As thanks for the donation the museum will rename its largest gallery, on the third floor, the John Hawley Olds La Gatta Gallery. La Gatta will also be made an honorary lifetime trustee.
“I was brought up in a household that had lots of models and art going on,” said La Gatta, whose father was an illustrator. “Our house was always stuffed full of artists and composers and so on.”
August 24, 2015
The East Village experimental performing arts space La MaMa will be opening a new venue, dubbed The Downstairs, at the same site as the venue’s Ellen Stewart Theater, according to the New York Times’ Andrew R. Chow. A 150-seat theater, an exhibition space, and a classroom will all be part of the new theater, which falls under a larger, ongoing thirty-million-dollar renovation and restoration.
“We are embracing twenty-first-century tools for collaboration and production,” said La MaMa’s artistic director Mia Yoo. A puppet show inspired by Japanese traditions, “Shank’s Mare,” will inaugurate the space on November 6.
August 24, 2015
Philippe Pirotte, director of the Staatliche Hochschule für Bildende Künste Städelschule and of Portikus in Frankfurt am Main, will be curator of the Montreal Biennale’s 2016 edition. The biennial is coproduced with the Musée d’art contemporain de Montréal.
One of the cofounders of the contemporary art center objectif_exhibitions in Antwerp, Belgium, Pirotte was also previously director of the Kunsthalle Bern in Switzerland, where he oversaw exhibitions by artists like Jutta Koether, Oscar Tuazon, Allan Kaprow, and Owen Land. In 2012, he began as adjunct senior curator of the UC Berkeley Art Museum and Pacific Film Archive.
“Pirotte is an uncompromising curator, a superb exhibition maker and a gifted writer who has already produced a number of memorable projects,” said Sylvie Fortin, executive and artistic director of the biennial.
Describing his vision for the upcoming festival, Pirotte said: “At the moment, I am imagining the exhibition as a space that informs us about ourselves—uninvited. Simultaneously playful and fatalistic, it is a space where things can go awry. In that sense, the exhibition does not provide relief because its objects do not necessarily reveal themselves as truths.”
August 24, 2015
The current commissioner of the Mayor’s Office of Media and Entertainment in New York City, Cynthia Lopez, will be stepping down from her post, according to the New York Times’ Andrew R. Chow. Lopez has held the post for the past sixteen months. She will be succeeded by Luis Castro, the first deputy commissioner for Mayor Bill de Blasio.

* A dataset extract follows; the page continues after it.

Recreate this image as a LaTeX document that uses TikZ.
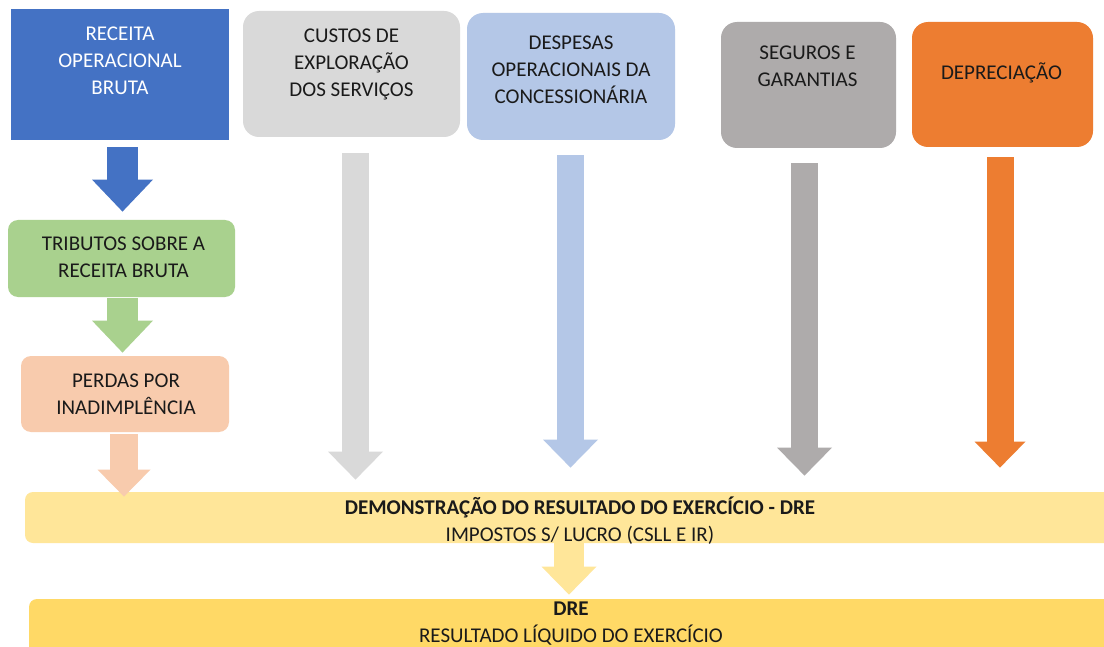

Lopez oversaw a 56 percent growth in episodic television shows filmed in New York, says the mayor. Previously a coexecutive producer for the PBS documentary series “POV,” she is also the founding chairwoman of National Association of Latino Independent Producers. She was responsible for organizing the People en Espanol Festival, which will be staged in New York in October
“It has been satisfying to know that every time a Made in NY truck is on the streets of our communities, it means 130,000 more New Yorkers in middle-class jobs,” she said.